En 2020, près de 40 000 compositions pénales ont été mises en œuvre (sur 470 000 condamnations pénales prononcées environ).
… Mais il veut une composition pénale sans intervention du juge.
Xavier Bertrand n’invente pas une nouvelle procédure, il propose uniquement de se passer systématiquement du juge. Or, l’intervention du juge, surtout en matière pénale – c’est-à-dire quand une peine est susceptible d’être prononcée –, est essentielle, car seul le juge bénéficie de garanties d’indépendance. La France prendrait donc le risque d’être condamnée par la Cour européenne des droits de l’homme, qui a déjà jugé en 2010 que le procureur français n’était pas une autorité judiciaire indépendante. Il est par ailleurs possible que le Conseil constitutionnel censure, lui aussi, une telle initiative, en invoquant le principe de séparation des autorités de poursuite (les procureurs) et de jugement (les juges). Il l’avait d’ailleurs fait en 1995 à l’encontre de l’”injonction pénale”, une ancienne version de la composition pénale, précisément car cette procédure ne prévoyait pas le contrôle d’un juge.

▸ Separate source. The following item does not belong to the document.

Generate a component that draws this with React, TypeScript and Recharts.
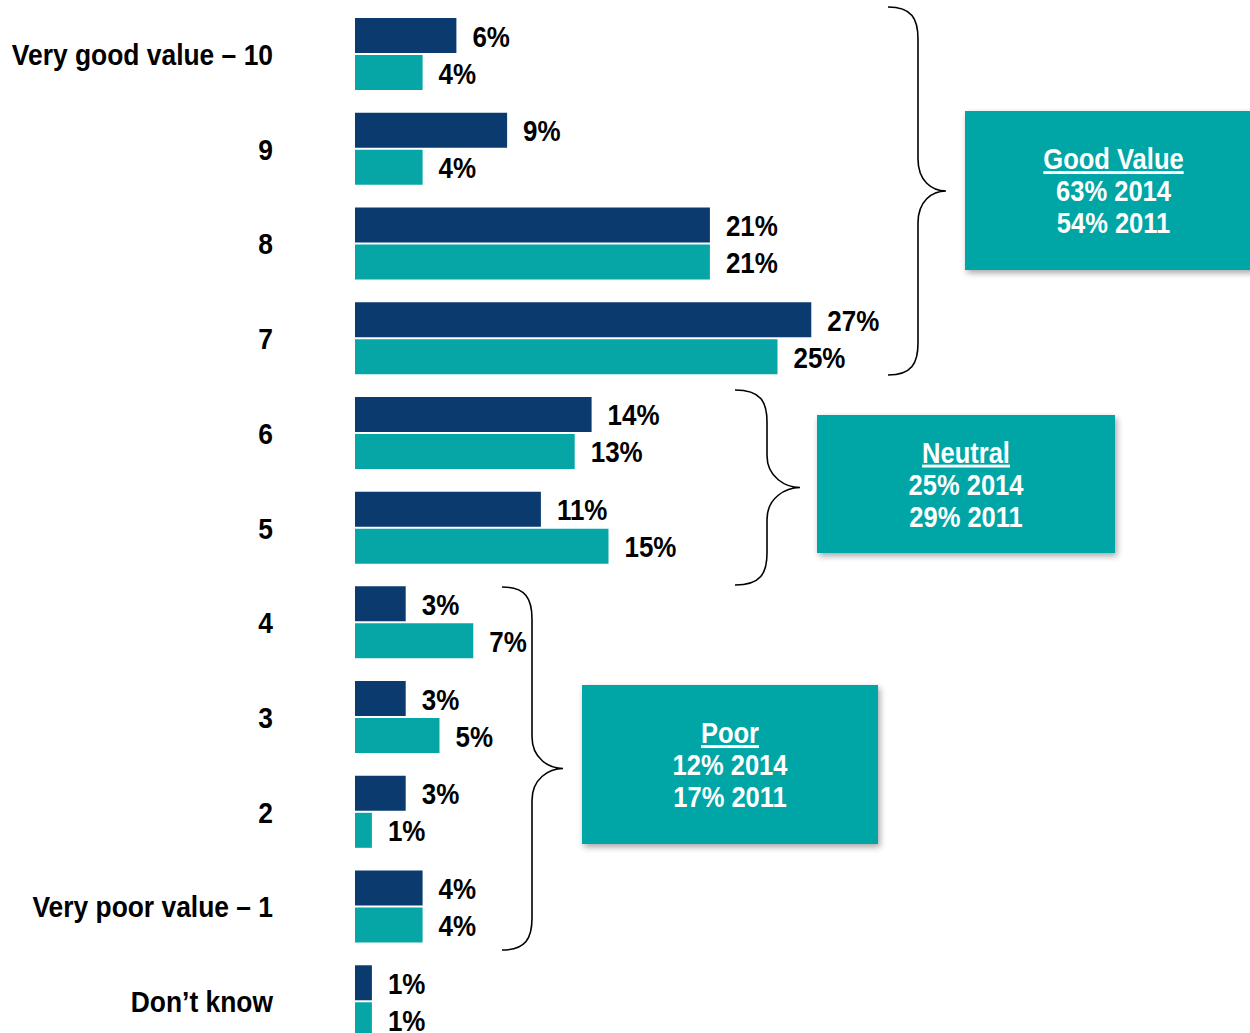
import { Bar, BarChart, Customized, LabelList, XAxis, YAxis } from "recharts";

const CATEGORIES = [
  "Very good value – 10",
  "9",
  "8",
  "7",
  "6",
  "5",
  "4",
  "3",
  "2",
  "Very poor value – 1",
  "Don’t know",
];
const VALUES_2014 = [6, 9, 21, 27, 14, 11, 3, 3, 3, 4, 1];
const VALUES_2011 = [4, 4, 21, 25, 13, 15, 7, 5, 1, 4, 1];

const GROUP_TITLES = ["Good Value", "Neutral", "Poor"];
const GROUP_2014 = ["63% 2014", "25% 2014", "12% 2014"];
const GROUP_2011 = ["54% 2011", "29% 2011", "17% 2011"];

const NAVY = "#0a3a6e";
const TEAL = "#06a6a6";
const FONT = "'Liberation Sans', Arial, sans-serif";
const SQUEEZE = 0.88; // arial narrow look

const data = CATEGORIES.map((c, i) => ({
  name: c,
  y2014: VALUES_2014[i],
  y2011: VALUES_2011[i],
}));

// brace + box placement for the three groups (annotation layout only)
const BRACES = [
  { top: 7, bottom: 375, tip: 888, spine: 918, point: 946 },
  { top: 390, bottom: 585, tip: 735, spine: 767, point: 800 },
  { top: 587, bottom: 950, tip: 502, spine: 532, point: 563 },
];
const BOXES = [
  { x: 965, y: 111, w: 297, h: 159 },
  { x: 817, y: 415, w: 298, h: 138 },
  { x: 582, y: 685, w: 296, h: 159 },
];

function NarrowText({
  x,
  y,
  anchor = "start",
  size = 29,
  fill = "#000",
  underline = false,
  children,
}: any) {
  return (
    <text
      transform={`translate(${x} ${y}) scale(${SQUEEZE} 1)`}
      textAnchor={anchor}
      fontSize={size}
      fontWeight={700}
      fill={fill}
      fontFamily={FONT}
      style={underline ? { textDecoration: "underline" } : undefined}
    >
      {children}
    </text>
  );
}

function bracePath(b: (typeof BRACES)[number]) {
  const mid = (b.top + b.bottom) / 2;
  const r = 32;
  return [
    `M ${b.tip} ${b.top}`,
    `C ${b.spine - 6} ${b.top} ${b.spine} ${b.top + 12} ${b.spine} ${b.top + r}`,
    `L ${b.spine} ${mid - r}`,
    `C ${b.spine} ${mid - 10} ${b.point - 14} ${mid} ${b.point} ${mid}`,
    `C ${b.point - 14} ${mid} ${b.spine} ${mid + 10} ${b.spine} ${mid + r}`,
    `L ${b.spine} ${b.bottom - r}`,
    `C ${b.spine} ${b.bottom - 12} ${b.spine - 6} ${b.bottom} ${b.tip} ${b.bottom}`,
  ].join(" ");
}

function Annotations() {
  return (
    <g>
      <defs>
        <filter id="boxShadow" x="-10%" y="-10%" width="130%" height="140%">
          <feDropShadow dx="2" dy="3" stdDeviation="3" floodColor="#000" floodOpacity="0.35" />
        </filter>
      </defs>
      {BRACES.map((b, i) => (
        <path key={"b" + i} d={bracePath(b)} fill="none" stroke="#000" strokeWidth={1.6} />
      ))}
      {BOXES.map((b, i) => {
        const cx = b.x + b.w / 2;
        const cy = b.y + b.h / 2 + 10.5;
        return (
          <g key={"box" + i}>
            <rect x={b.x} y={b.y} width={b.w} height={b.h} fill={TEAL} filter="url(#boxShadow)" />
            <NarrowText x={cx} y={cy - 32} anchor="middle" fill="#fff" underline>
              {GROUP_TITLES[i]}
            </NarrowText>
            <NarrowText x={cx} y={cy} anchor="middle" fill="#fff">
              {GROUP_2014[i]}
            </NarrowText>
            <NarrowText x={cx} y={cy + 32} anchor="middle" fill="#fff">
              {GROUP_2011[i]}
            </NarrowText>
          </g>
        );
      })}
    </g>
  );
}

function CategoryTick({ x, y, payload }: any) {
  return (
    <NarrowText x={x - 80} y={y + 10.5} anchor="end" size={30}>
      {payload.value}
    </NarrowText>
  );
}

function ValueLabel({ x, y, width, height, value }: any) {
  return (
    <NarrowText x={x + width + 16} y={y + height / 2 + 11} size={29.5}>
      {`${value}%`}
    </NarrowText>
  );
}

export default function App() {
  return (
    <div
      style={{
        position: "absolute",
        left: 0,
        top: 0,
        width: 1250,
        height: 1033,
        overflow: "hidden",
        background: "#fff",
      }}
    >
      <BarChart
        width={1250}
        height={1049}
        data={data}
        layout="vertical"
        margin={{ top: 7, right: 219, bottom: 0, left: 0 }}
        barSize={35}
        barGap={2}
      >
        <XAxis type="number" domain={[0, 40]} hide />
        <YAxis
          type="category"
          dataKey="name"
          width={355}
          axisLine={false}
          tickLine={false}
          tickSize={0}
          interval={0}
          tick={<CategoryTick />}
        />
        <Bar dataKey="y2014" fill={NAVY} isAnimationActive={false}>
          <LabelList dataKey="y2014" content={<ValueLabel />} />
        </Bar>
        <Bar dataKey="y2011" fill={TEAL} isAnimationActive={false}>
          <LabelList dataKey="y2011" content={<ValueLabel />} />
        </Bar>
        <Customized component={<Annotations />} />
      </BarChart>
    </div>
  );
}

Enfin, même s’il est vrai que depuis 20 ans, les réformes ont élargi les prérogatives des procureurs, à tel point que ceux-ci deviennent de plus en plus des quasi-juges, et développé les procédures de transaction permettant d’éviter un procès et d’accélérer le traitement des affaires pénales, il est important de rappeler que les procureurs sont, en France, moins nombreux que leurs homologues européens (3 pour 100 000 habitants contre 12 en moyenne en Europe). Une telle mesure surchargerait inévitablement des parquets, déjà très congestionnés : les plaintes seraient donc traitées avec encore plus de lenteur…
Contacté, Xavier Bertrand n’a pas répondu à nos sollicitations.